Io, riddled with volcanic scars and frozen magma, works well on an album cover. It works even better as the anchoring point of a futuristic album with a dystopian outlook. For one, the moon is the most volcanic body in the solar system. Jupiter’s profound gravitational pull on Io causes the moon’s molten insides to swell and tide to heights of 100m (328 ft). What’s more, Io’s orbital path sits right on one of Jupiter’s magnetic lines, meaning Io itself is essentially a giant electric generator, flying through space charged with 400,000 volts of electricity. So at it’s prog rock geekiest, Coffins On Io is a concept album about the coolest moon in space. (This might very well be the case. When the blistering second half of “Subterranean Librarian” kicks in, it sounds like the band has managed to harness Io’s own electric surges.)

But Coffins is more than a great concept work by a great band. Nuanced performances and unusual timbres have always given Kayo Dot’s music an organic edge, despite its meticulous composition. Nevertheless, some of Kayo Dot’s past works—2010’s Coyote, to name one—have suffered from emotional inscrutability. That’s rarely the case here, largely due to the increased focus on melody and vocals.

Driver’s performance as a singer on Coffins is nothing shy of a revelation.

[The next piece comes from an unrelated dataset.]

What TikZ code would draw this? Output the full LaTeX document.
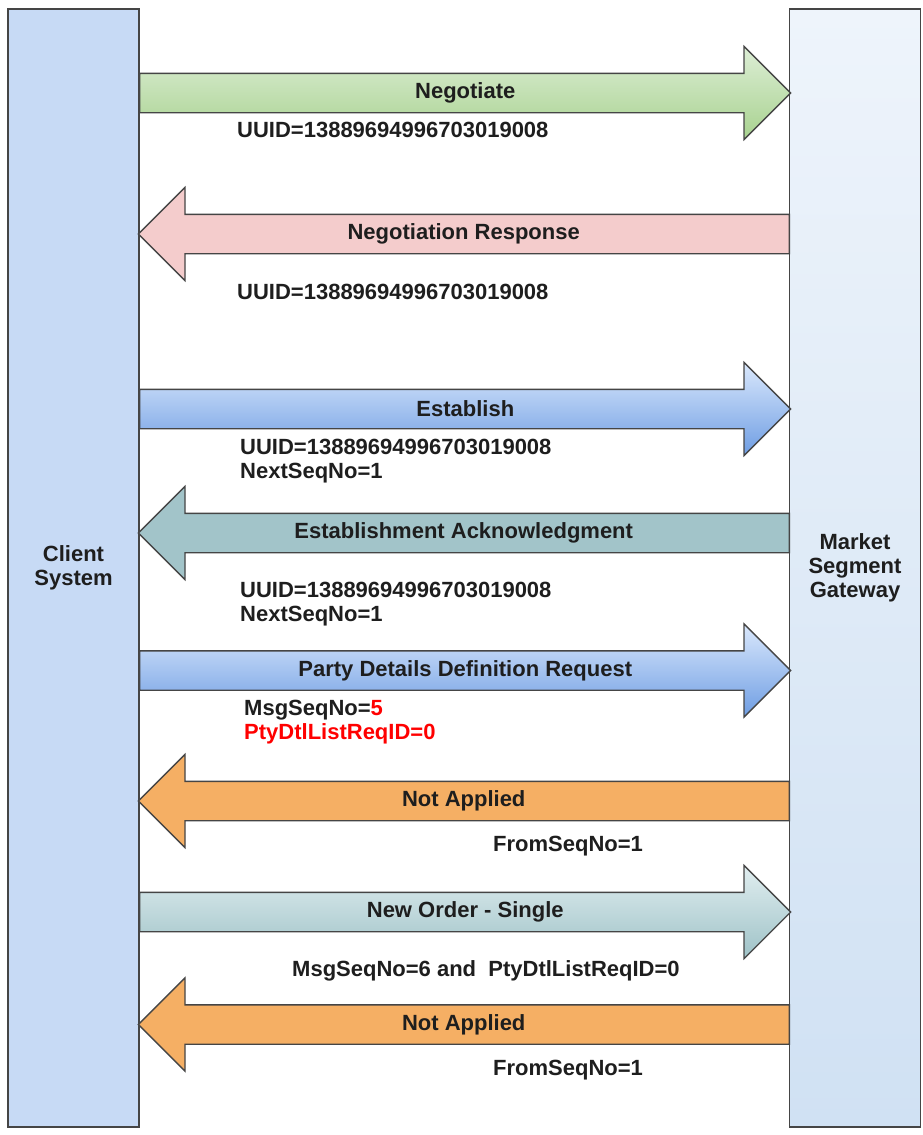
\documentclass[tikz,border=0pt]{standalone}
\usepackage{fontspec}
\setmainfont{Liberation Sans}
\usetikzlibrary{shapes.arrows,calc}
\definecolor{clientfill}{HTML}{C7DAF5}
\definecolor{edge}{HTML}{454545}
\definecolor{ink}{HTML}{1E1E1E}
\definecolor{pinkfill}{HTML}{F4CCCC}
\definecolor{tealfill}{HTML}{A2C4C9}
\definecolor{orangefill}{HTML}{F5AF64}
\begin{document}
\begin{tikzpicture}[x=1pt,y=-1pt,
    lbl/.style={font=\bfseries\fontsize{22}{24}\selectfont, text=ink},
    bar/.style={lbl, draw=edge, line width=1.3pt, minimum width=131pt, minimum height=1118pt, align=center},
    msg/.style={single arrow, draw=edge, line width=1.3pt, minimum height=651pt,
        single arrow head extend=27pt, single arrow tip angle=90,
        inner xsep=0pt, inner ysep=10pt, text height=14pt, text depth=4pt, anchor=tail},
    toleft/.style={shape border rotate=180},
    greenmsg/.style={top color={rgb,255:red,221;green,238;blue,214}, bottom color={rgb,255:red,168;green,210;blue,143}},
    bluemsg/.style={top color={rgb,255:red,218;green,232;blue,252}, bottom color={rgb,255:red,110;green,157;blue,227}},
    tealmsg/.style={top color={rgb,255:red,225;green,238;blue,240}, bottom color={rgb,255:red,158;green,194;blue,199}},
    note/.style={lbl, anchor=west, align=left, inner sep=0pt}]
  \useasboundingbox (0,0) rectangle (923,1135);
  % the two sides
  \node[bar, fill=clientfill] (client) at (73.5,568) {Client\\System};
  \node[bar, top color={rgb,255:red,238;green,244;blue,251}, bottom color={rgb,255:red,208;green,225;blue,243}] (gateway) at (855,568) {Market\\Segment\\Gateway};
  % session
  \node[msg, greenmsg] (negotiate) at (139,93) {};
  \node[lbl] (negotiateL) at ($(negotiate.tail)!.5!(negotiate.tip)$) {Negotiate};
  \node[note] (uuidA) at (237,130) {UUID=13889694996703019008};
  \node[msg, toleft, fill=pinkfill] (negresp) at (790,234) {};
  \node[lbl] (negrespL) at ($(negresp.tail)!.5!(negresp.tip)$) {Negotiation Response};
  \node[note] (uuidB) at (237,292) {UUID=13889694996703019008};
  \node[msg, bluemsg] (establish) at (139,409) {};
  \node[lbl] (establishL) at ($(establish.tail)!.5!(establish.tip)$) {Establish};
  \node[note] (uuidC) at (240,461) {UUID=13889694996703019008\\NextSeqNo=1};
  \node[msg, toleft, fill=tealfill] (estack) at (790,533) {};
  \node[lbl] (estackL) at ($(estack.tail)!.5!(estack.tip)$) {Establishment Acknowledgment};
  \node[note] (uuidD) at (240,604.5) {UUID=13889694996703019008\\NextSeqNo=1};
  % requests
  \node[msg, bluemsg] (partydef) at (139,670.5) {};
  \node[lbl] (partydefL) at ($(partydef.tail)!.5!(partydef.tip)$) {Party Details Definition Request};
  \node[note] (seqA) at (244,722.5) {MsgSeqNo=\textcolor{red}{5}\\\textcolor{red}{PtyDtlListReqID=0}};
  \node[msg, toleft, fill=orangefill] (notappA) at (790,801) {};
  \node[lbl] (notappAL) at ($(notappA.tail)!.5!(notappA.tip)$) {Not Applied};
  \node[note] (fromA) at (493,846) {FromSeqNo=1};
  \node[msg, tealmsg] (neworder) at (139,912) {};
  \node[lbl] (neworderL) at ($(neworder.tail)!.5!(neworder.tip)$) {New Order - Single};
  \node[note] (seqB) at (292,971) {MsgSeqNo=6 and\ \ PtyDtlListReqID=0};
  \node[msg, toleft, fill=orangefill] (notappB) at (790,1024.5) {};
  \node[lbl] (notappBL) at ($(notappB.tail)!.5!(notappB.tip)$) {Not Applied};
  \node[note] (fromB) at (493,1070) {FromSeqNo=1};
\end{tikzpicture}
\end{document}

On ‘Longtime Disturbance on the Miracle Mile’, a balladic romp through abandoned streets, his haunted turn serves as an anchor to meandering guitars and synthesized winds. The crux of album closer ‘Spirit Photography’ is Driver’s delicate and stirring falsetto. (Listen closely—it’s a brief, subtle thing.) And on the even better ‘Offramp Cycle, Pattern 22′, an almost unrecognizable Driver channels a gothic David Bowie, singing, “Blood on my hands and the thing in the backseat that used to be human.” It’s a repulsively catchy moment in a song that is tailor-made chase music.

Really, all of Coffins On Io could be chase music. The sweeping sense of movement and scope is due to the band’s knack for sequencing. Transitions from song to song are cinematic, and the whole work calls to be played as one careens through a forgotten desert, maybe beneath one of William Gibson’s detuned skies. At the least, the album deserves to soundtrack a drive insofar as it deserves to be listened to from start to finish. Which is to say, it does. All told, Kayo Dot’s Coffins On Io—out October 16th on Flenser Records—is a deep, living work with an emotional resonance that belies its sleek sonic design and retro-futuristic aesthetic.